Nothing seems really to matter, that's the charm of it. Whether you get away, or whether you don't; whether you arrive at your destination or whether you reach somewhere else, or whether you never get anywhere at all, you're always busy, and you never do anything in particular; and when you've done it there's always something else to do, and you can do it if you like, but you'd much better not.It so happens to be the bit that both children fell asleep to, but it reminded me of my life, especially lately as I lament my lack of motivation and the cold and all the problems going on in my life that seem on the one hand insubstantial yet inspire lengthy complaints to close friends. Every day I detail the ways in which I feel unmotivated then make attempts at rationalizing the ways in which I accomplish enough. This quote is like that: trying to describe what enough is, what it looks like, how it goes.
It also calls to mind when I was doing similar lamenting to a friend this past fall, whining about all the things to do and the struggle to drag boys about trying to do things. She cut me off with, "and boys don't care!" And I, feeling self-righteous and indignant said, "You're right! They don't!" Then she said the most surprising thing I think I'd ever heard and knew and yet somehow never saw before, "Which is awesome."
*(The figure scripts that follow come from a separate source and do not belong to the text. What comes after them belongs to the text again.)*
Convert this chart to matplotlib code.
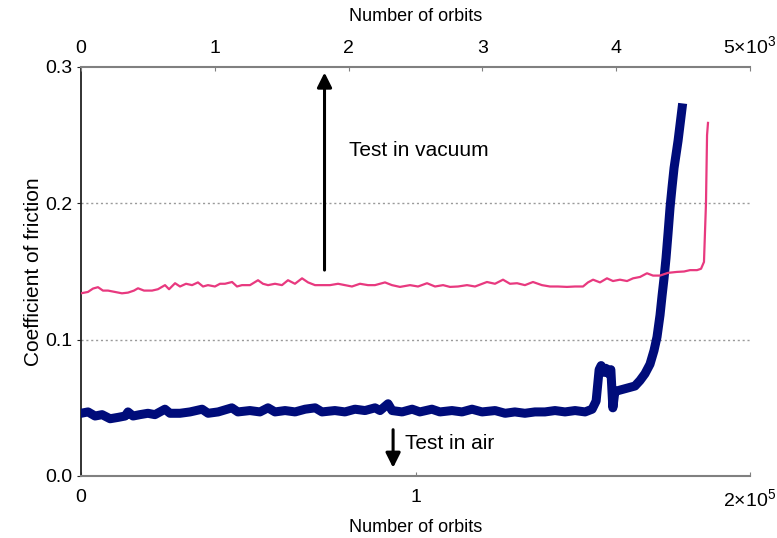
import matplotlib
matplotlib.use("Agg")
import matplotlib.pyplot as plt

plt.rcParams['font.family'] = ['Liberation Sans', 'DejaVu Sans']
plt.rcParams['mathtext.fontset'] = 'custom'
plt.rcParams['mathtext.rm'] = 'Liberation Sans'
plt.rcParams['mathtext.it'] = 'Liberation Sans'

# Test in air (bottom axis: number of orbits)
air_orbits = [0, 2100, 4200, 6300, 8700, 11100, 13200, 14050, 15550, 17600,
              20000, 22100, 25100, 26600, 29600, 32600, 36200, 38000, 41000,
              45100, 46900, 50500, 53500, 55900, 58000, 61000, 64000, 67000,
              70000, 72050, 75900, 78900, 81900, 84900, 87900, 89400, 91800,
              93000, 96000, 99000, 101300, 104900, 107300, 110900, 113900,
              116900, 119900, 123800, 126800, 129700, 132700, 135700, 138700,
              141700, 144700, 147700, 150700, 152800, 154000, 154900, 155500,
              156400, 156900, 157800, 158400, 159000, 159600, 161100, 162600,
              164100, 165600, 167100, 168600, 170100, 171300, 172200, 173100,
              173700, 174300, 174900, 175500, 176100, 176700, 177300, 177900,
              178500, 179100, 179700]
air_cof = [0.046, 0.047, 0.044, 0.045, 0.042, 0.043, 0.044, 0.047, 0.044, 0.045,
           0.046, 0.045, 0.049, 0.046, 0.046, 0.047, 0.049, 0.046, 0.047,
           0.050, 0.047, 0.048, 0.047, 0.050, 0.047, 0.048, 0.047, 0.049,
           0.050, 0.047, 0.048, 0.047, 0.049, 0.048, 0.050, 0.048, 0.053,
           0.048, 0.047, 0.049, 0.047, 0.049, 0.047, 0.048, 0.047,
           0.049, 0.047, 0.048, 0.046, 0.047, 0.046, 0.047, 0.047,
           0.048, 0.047, 0.048, 0.047, 0.049, 0.055, 0.078, 0.081,
           0.076, 0.079, 0.075, 0.078, 0.050, 0.062, 0.063, 0.064,
           0.065, 0.066, 0.070, 0.075, 0.082, 0.092, 0.102, 0.118,
           0.132, 0.145, 0.160, 0.178, 0.197, 0.212, 0.226, 0.236,
           0.246, 0.258, 0.270]

# Test in vacuum (top axis: thousands of orbits)
vac_orbits_k = [0.0, 0.052, 0.090, 0.127, 0.164, 0.202, 0.254, 0.306, 0.351,
                0.396, 0.426, 0.471, 0.531, 0.575, 0.628, 0.658, 0.703, 0.740,
                0.785, 0.830, 0.874, 0.912, 0.949, 1.001, 1.039, 1.076, 1.129,
                1.166, 1.203, 1.263, 1.323, 1.360, 1.398, 1.450, 1.502, 1.547,
                1.599, 1.652, 1.697, 1.749, 1.801, 1.861, 1.921, 1.973, 2.025,
                2.085, 2.145, 2.197, 2.272, 2.324, 2.384, 2.459, 2.519, 2.586,
                2.646, 2.706, 2.758, 2.818, 2.885, 2.945, 3.034, 3.094, 3.154,
                3.206, 3.259, 3.318, 3.378, 3.445, 3.505, 3.565, 3.632, 3.692,
                3.752, 3.789, 3.827, 3.879, 3.931, 3.976, 4.028, 4.081, 4.126,
                4.178, 4.230, 4.275, 4.327, 4.387, 4.454, 4.507, 4.552, 4.604,
                4.634, 4.656, 4.671, 4.679, 4.686]
vac_cof = [0.134, 0.135, 0.1375, 0.1385, 0.136, 0.136, 0.135, 0.134, 0.1345,
           0.136, 0.1377, 0.136, 0.136, 0.137, 0.140, 0.137, 0.1414, 0.139,
           0.141, 0.140, 0.142, 0.139, 0.140, 0.139, 0.141, 0.141, 0.1423,
           0.139, 0.140, 0.140, 0.1436, 0.141, 0.140, 0.141, 0.140, 0.1436,
           0.141, 0.145, 0.142, 0.140, 0.140, 0.140, 0.141, 0.140, 0.139,
           0.141, 0.140, 0.140, 0.142, 0.140, 0.1387, 0.140, 0.139, 0.1414,
           0.139, 0.140, 0.1387, 0.139, 0.140, 0.139, 0.1423, 0.141, 0.144,
           0.141, 0.1414, 0.140, 0.1423, 0.140, 0.139, 0.139, 0.1387, 0.139,
           0.139, 0.142, 0.144, 0.142, 0.145, 0.143, 0.144, 0.143, 0.145,
           0.146, 0.1487, 0.147, 0.147, 0.149, 0.1497, 0.150, 0.151, 0.151,
           0.152, 0.157, 0.200, 0.250, 0.259]

y_ticks = [0.0, 0.1, 0.2, 0.3]
y_labels = ['0.0', '0.1', '0.2', '0.3']
bottom_ticks = [0, 100000, 200000]
bottom_labels = ['0', '1', r'2×10$^{5}$']
top_ticks = [0, 1, 2, 3, 4, 5]
top_labels = ['0', '1', '2', '3', '4', r'5×10$^{3}$']

fig = plt.figure(figsize=(7.77, 5.38), dpi=100)
ax = fig.add_axes([81/777, 1-476/538, 669/777, 409/538])

gray = '#808080'
tfs = 14
lfs = 13

ax.set_xlim(0, 200000)
ax.set_ylim(0, 0.3)
for yv in [0.1, 0.2]:
    ax.axhline(yv, color='#9a9a9a', lw=1.0, ls=(0, (1.5, 2)), zorder=1)

ax.plot(air_orbits, air_cof, color='#000c7a', lw=6.5, solid_joinstyle='round', zorder=3)

ax.set_xticks(bottom_ticks)
ax.set_xticklabels(bottom_labels, fontsize=tfs)
ax.set_yticks(y_ticks)
ax.set_yticklabels(y_labels, fontsize=tfs)
ax.set_xlabel('Number of orbits', fontsize=lfs, labelpad=6)
ax.set_ylabel('Coefficient of friction', fontsize=15, labelpad=2)
ax.spines['right'].set_visible(False)
ax.spines['top'].set_visible(False)
ax.spines['left'].set_color('#222222')
ax.spines['left'].set_linewidth(1.3)
ax.spines['bottom'].set_color(gray)
ax.spines['bottom'].set_linewidth(1.5)
ax.tick_params(axis='x', direction='in', length=3, color=gray, pad=9)
ax.tick_params(axis='y', direction='out', length=3, color='#222222', pad=3)

ax2 = ax.twiny()
ax2.set_xlim(0, 5)
ax2.plot(vac_orbits_k, vac_cof, color='#e8397f', lw=1.6, zorder=4)
ax2.set_xticks(top_ticks)
ax2.set_xticklabels(top_labels, fontsize=tfs)
ax2.set_xlabel('Number of orbits', fontsize=lfs, labelpad=10)
ax2.spines['right'].set_visible(False)
ax2.spines['left'].set_visible(False)
ax2.spines['bottom'].set_visible(False)
ax2.spines['top'].set_color(gray)
ax2.spines['top'].set_linewidth(1.5)
ax2.tick_params(axis='x', direction='in', length=3, color=gray, pad=7)

ax.annotate('', xy=(72800, 0.298), xytext=(72800, 0.149),
            arrowprops=dict(arrowstyle='-|>', color='black', lw=2.2, mutation_scale=22),
            zorder=5)
ax.text(80000, 0.239, 'Test in vacuum', fontsize=15, va='center', ha='left')
ax.annotate('', xy=(93300, 0.004), xytext=(93300, 0.036),
            arrowprops=dict(arrowstyle='-|>', color='black', lw=2.2, mutation_scale=22),
            zorder=5)
ax.text(97000, 0.024, 'Test in air', fontsize=15, va='center', ha='left')

fig.savefig('out.png', dpi=100)
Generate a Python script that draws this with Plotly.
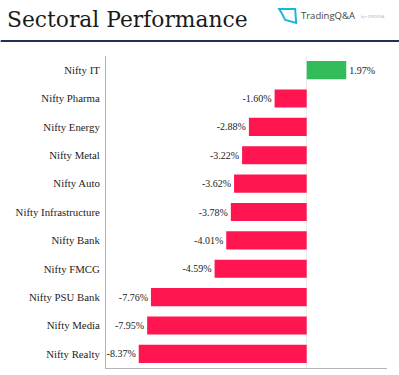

It had simply never occurred to me that the boys lack of interest in almost anything included in externally-motivated definitions of "value" might be seen as a boon. The Water Rat says it right there and it applies to boys and unschooling and all of it: it doesn't matter what you do. Whatever it is, it fills up time, space. Water Rat is so existential, when you think about it. Do amazing things, recognize that they are as common and as necessary as sweeping the floor. It's all about intention.